··· DATA PROVIDED ···
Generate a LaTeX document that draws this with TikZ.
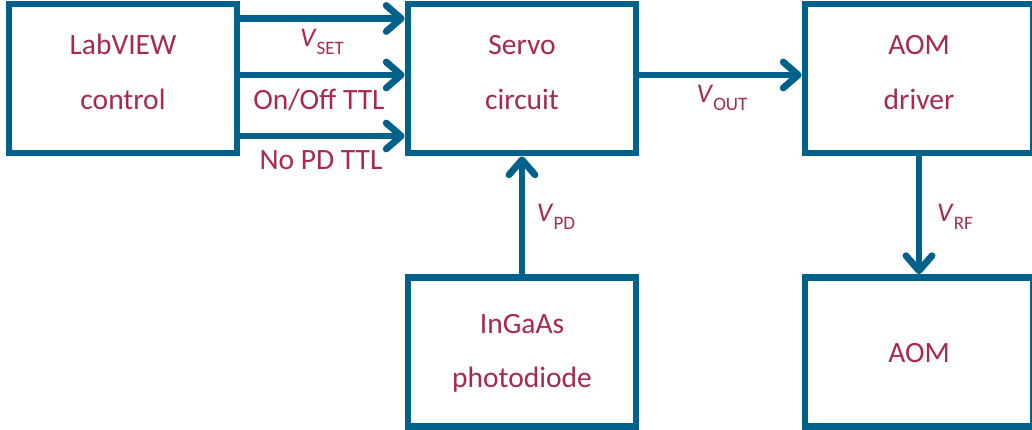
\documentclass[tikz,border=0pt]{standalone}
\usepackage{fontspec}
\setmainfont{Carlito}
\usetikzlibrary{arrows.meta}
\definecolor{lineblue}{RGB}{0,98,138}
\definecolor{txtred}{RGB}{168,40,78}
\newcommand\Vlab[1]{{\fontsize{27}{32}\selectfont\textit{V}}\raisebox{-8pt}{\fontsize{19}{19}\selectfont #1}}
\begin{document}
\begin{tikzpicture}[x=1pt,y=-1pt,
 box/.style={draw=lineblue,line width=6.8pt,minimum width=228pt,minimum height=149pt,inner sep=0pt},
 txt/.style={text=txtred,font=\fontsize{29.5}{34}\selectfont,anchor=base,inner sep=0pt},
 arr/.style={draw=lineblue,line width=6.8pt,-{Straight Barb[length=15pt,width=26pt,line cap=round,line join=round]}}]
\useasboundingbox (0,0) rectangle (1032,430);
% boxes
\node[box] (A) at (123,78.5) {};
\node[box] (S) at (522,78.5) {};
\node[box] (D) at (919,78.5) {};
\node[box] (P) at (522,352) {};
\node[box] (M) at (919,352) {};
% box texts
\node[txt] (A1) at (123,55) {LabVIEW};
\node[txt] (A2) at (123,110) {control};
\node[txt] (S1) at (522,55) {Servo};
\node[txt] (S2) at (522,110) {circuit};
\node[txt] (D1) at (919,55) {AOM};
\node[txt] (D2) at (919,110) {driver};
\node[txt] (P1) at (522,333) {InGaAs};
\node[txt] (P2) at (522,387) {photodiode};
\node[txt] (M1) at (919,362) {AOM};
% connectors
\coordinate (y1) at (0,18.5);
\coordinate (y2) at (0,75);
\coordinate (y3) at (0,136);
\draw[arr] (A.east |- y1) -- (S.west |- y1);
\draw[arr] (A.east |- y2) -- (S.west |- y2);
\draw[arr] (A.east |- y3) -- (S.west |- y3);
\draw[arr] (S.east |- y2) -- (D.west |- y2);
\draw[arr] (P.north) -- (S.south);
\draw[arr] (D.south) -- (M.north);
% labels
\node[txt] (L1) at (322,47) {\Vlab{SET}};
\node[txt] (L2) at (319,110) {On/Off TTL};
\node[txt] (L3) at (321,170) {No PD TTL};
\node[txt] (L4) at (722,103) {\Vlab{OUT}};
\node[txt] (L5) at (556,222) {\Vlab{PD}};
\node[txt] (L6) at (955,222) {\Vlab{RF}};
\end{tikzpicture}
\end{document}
···
··· DATA PROVIDED ···
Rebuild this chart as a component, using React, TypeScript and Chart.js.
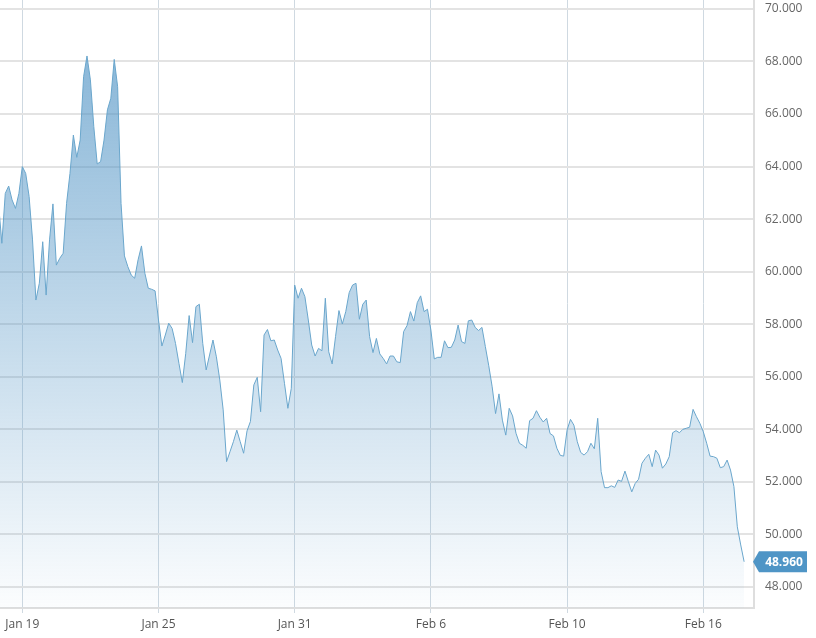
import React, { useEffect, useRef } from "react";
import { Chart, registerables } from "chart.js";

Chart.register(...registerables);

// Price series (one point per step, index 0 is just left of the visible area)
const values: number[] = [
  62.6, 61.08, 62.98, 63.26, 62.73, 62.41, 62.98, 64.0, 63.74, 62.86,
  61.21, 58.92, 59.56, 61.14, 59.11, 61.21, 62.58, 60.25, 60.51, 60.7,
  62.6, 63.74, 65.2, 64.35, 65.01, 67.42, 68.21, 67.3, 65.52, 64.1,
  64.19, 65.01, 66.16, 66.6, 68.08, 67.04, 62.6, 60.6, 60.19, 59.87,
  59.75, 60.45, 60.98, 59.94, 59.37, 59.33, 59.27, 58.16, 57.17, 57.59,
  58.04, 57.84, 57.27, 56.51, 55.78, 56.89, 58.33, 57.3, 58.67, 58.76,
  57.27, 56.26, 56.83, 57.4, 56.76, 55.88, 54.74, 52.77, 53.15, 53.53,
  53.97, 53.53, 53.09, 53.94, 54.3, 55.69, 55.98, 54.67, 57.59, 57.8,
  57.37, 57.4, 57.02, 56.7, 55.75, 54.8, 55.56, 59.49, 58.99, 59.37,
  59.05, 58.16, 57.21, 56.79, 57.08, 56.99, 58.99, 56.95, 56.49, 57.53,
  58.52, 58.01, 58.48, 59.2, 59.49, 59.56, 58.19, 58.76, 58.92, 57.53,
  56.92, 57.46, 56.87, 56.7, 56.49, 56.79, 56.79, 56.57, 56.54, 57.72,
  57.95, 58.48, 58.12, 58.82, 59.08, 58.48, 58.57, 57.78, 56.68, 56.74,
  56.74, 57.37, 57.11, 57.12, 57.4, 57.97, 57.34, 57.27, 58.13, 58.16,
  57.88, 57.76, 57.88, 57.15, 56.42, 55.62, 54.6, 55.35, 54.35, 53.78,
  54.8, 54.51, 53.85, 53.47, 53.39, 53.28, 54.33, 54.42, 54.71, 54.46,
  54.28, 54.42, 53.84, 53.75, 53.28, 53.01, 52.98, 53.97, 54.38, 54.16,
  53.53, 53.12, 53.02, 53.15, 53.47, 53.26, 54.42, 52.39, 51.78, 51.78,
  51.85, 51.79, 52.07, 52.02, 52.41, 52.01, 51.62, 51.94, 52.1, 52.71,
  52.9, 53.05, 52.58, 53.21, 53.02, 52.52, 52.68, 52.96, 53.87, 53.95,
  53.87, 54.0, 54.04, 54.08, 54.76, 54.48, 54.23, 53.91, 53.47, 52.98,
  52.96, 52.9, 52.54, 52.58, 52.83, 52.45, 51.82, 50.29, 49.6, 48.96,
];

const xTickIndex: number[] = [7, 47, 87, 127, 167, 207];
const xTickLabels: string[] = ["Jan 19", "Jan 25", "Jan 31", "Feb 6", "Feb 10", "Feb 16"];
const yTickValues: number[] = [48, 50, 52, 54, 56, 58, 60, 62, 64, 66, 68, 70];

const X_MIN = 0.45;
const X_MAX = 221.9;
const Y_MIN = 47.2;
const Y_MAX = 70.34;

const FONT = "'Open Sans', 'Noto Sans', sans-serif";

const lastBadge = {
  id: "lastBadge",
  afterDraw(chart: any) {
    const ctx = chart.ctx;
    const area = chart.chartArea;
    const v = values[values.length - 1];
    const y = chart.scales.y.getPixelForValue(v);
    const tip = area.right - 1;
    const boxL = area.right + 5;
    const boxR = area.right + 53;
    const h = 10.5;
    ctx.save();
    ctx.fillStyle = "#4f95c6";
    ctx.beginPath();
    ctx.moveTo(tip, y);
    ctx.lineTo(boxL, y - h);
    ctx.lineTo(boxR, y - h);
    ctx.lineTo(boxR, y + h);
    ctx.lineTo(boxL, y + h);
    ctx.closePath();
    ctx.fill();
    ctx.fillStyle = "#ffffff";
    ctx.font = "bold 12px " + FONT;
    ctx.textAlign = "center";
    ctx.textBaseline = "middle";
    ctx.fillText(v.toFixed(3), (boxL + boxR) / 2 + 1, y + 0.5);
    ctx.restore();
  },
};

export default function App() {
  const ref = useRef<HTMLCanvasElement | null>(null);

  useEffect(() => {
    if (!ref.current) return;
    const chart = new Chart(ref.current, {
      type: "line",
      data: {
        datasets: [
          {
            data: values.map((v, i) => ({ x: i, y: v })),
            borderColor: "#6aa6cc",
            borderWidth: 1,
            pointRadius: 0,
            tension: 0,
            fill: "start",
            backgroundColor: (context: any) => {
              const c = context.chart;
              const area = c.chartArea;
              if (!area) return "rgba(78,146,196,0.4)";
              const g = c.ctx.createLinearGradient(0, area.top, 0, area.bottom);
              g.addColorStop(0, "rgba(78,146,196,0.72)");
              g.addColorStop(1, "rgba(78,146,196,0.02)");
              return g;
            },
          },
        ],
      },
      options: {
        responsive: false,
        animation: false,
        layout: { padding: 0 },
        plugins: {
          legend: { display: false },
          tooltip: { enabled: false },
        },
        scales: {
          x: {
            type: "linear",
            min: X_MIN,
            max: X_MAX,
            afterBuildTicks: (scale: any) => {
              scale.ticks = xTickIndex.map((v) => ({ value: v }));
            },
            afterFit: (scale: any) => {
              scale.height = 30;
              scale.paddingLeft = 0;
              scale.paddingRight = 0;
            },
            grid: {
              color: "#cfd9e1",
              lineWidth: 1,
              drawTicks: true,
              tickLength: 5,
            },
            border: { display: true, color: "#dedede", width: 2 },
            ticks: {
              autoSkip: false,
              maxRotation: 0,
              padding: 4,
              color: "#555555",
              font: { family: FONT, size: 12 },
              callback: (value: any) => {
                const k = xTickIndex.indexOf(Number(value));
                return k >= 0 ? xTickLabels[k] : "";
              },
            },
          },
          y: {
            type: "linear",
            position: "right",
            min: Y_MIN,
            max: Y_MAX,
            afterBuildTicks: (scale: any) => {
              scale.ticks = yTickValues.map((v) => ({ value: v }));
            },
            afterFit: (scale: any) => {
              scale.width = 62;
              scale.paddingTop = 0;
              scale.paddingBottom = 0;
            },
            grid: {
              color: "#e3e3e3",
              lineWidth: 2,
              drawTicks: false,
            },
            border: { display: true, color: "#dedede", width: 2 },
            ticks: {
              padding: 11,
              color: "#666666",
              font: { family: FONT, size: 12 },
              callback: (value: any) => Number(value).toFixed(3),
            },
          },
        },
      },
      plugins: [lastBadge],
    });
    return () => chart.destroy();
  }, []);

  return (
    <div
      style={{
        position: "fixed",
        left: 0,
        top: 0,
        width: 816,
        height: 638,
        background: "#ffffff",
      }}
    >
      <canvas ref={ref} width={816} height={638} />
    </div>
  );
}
···
··· DATA PROVIDED ···
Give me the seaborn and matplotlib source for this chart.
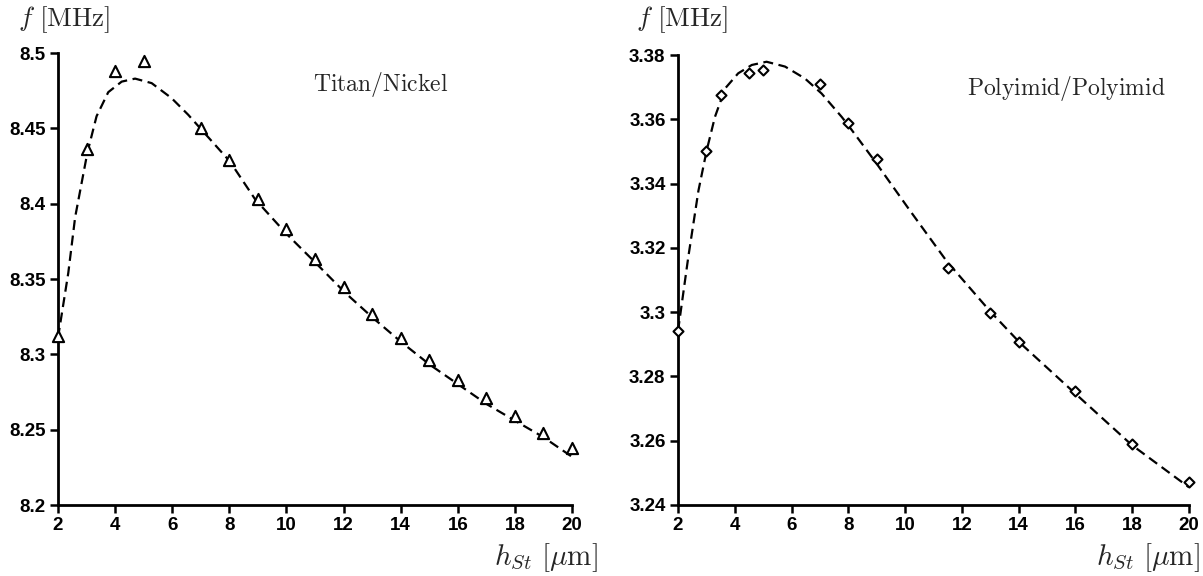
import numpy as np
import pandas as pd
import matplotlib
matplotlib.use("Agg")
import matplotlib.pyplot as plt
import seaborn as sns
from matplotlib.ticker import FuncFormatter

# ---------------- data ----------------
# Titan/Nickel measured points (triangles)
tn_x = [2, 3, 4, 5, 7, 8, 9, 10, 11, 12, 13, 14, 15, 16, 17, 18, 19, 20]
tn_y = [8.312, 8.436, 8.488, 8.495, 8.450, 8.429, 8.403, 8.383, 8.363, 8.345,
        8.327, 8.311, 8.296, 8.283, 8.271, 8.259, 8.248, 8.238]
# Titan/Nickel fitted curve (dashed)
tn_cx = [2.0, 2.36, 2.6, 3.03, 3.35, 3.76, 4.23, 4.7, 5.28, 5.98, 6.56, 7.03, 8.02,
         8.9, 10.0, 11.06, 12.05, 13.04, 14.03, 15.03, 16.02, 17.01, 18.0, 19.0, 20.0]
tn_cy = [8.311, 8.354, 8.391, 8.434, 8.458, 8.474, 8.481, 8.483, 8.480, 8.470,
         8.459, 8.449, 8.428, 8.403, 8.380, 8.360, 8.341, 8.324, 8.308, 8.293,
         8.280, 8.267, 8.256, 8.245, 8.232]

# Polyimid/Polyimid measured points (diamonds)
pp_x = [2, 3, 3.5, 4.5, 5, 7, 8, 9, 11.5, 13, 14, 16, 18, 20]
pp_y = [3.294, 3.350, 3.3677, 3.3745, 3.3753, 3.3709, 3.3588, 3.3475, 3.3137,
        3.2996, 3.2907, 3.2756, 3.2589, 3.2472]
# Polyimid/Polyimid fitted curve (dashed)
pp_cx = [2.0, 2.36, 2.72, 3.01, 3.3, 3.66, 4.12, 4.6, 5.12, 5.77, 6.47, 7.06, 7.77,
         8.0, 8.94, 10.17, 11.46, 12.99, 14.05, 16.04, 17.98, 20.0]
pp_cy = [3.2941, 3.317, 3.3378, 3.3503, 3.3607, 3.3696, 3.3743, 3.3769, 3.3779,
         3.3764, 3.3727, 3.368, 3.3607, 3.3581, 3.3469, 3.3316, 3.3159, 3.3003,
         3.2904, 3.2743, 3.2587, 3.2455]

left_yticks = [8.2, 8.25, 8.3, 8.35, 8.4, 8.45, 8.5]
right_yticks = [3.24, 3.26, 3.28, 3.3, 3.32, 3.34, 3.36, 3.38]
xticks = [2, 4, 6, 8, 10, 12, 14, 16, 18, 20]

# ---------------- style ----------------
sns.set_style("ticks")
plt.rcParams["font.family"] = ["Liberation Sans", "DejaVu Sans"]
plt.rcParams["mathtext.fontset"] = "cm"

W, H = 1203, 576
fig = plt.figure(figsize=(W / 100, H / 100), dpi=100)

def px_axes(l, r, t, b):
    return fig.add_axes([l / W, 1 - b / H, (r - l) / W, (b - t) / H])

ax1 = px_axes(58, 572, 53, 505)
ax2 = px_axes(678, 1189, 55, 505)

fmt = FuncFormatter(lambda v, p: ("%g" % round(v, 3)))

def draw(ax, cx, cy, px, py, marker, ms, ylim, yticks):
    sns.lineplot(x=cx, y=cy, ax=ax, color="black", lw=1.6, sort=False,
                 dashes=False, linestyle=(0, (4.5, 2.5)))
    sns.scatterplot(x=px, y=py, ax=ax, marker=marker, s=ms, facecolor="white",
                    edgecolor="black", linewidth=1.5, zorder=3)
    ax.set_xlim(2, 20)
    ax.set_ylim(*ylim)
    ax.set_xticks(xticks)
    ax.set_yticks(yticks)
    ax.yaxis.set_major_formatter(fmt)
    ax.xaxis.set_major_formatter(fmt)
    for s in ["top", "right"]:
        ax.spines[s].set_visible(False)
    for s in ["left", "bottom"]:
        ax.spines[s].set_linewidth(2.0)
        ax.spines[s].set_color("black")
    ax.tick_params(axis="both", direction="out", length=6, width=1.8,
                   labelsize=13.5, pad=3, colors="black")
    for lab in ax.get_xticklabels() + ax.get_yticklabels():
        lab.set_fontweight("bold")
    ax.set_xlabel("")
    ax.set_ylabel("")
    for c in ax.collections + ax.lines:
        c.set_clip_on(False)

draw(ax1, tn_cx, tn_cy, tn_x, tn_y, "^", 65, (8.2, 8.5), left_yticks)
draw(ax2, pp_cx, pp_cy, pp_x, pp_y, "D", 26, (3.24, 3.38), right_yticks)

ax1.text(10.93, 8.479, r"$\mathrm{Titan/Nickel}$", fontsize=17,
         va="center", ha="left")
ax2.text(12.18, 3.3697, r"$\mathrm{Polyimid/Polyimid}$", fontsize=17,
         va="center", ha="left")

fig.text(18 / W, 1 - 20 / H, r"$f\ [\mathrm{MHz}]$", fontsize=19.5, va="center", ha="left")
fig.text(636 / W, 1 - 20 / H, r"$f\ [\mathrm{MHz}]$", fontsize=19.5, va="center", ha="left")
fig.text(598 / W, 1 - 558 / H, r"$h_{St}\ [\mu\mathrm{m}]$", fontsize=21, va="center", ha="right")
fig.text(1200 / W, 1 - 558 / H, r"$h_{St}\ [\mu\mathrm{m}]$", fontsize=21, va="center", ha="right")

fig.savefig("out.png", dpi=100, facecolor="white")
···
• _GIVEN INSTRUCTION_
With the pictures removed from your copy, retype the lines above from the one that contains "Give me the" through the one that contains "from matplotlib.ticker import FuncFormatter", exactly.

• _OUTPUT FOR THIS EXERCISE_
Give me the seaborn and matplotlib source for this chart.
import numpy as np
import pandas as pd
import matplotlib
matplotlib.use("Agg")
import matplotlib.pyplot as plt
import seaborn as sns
from matplotlib.ticker import FuncFormatter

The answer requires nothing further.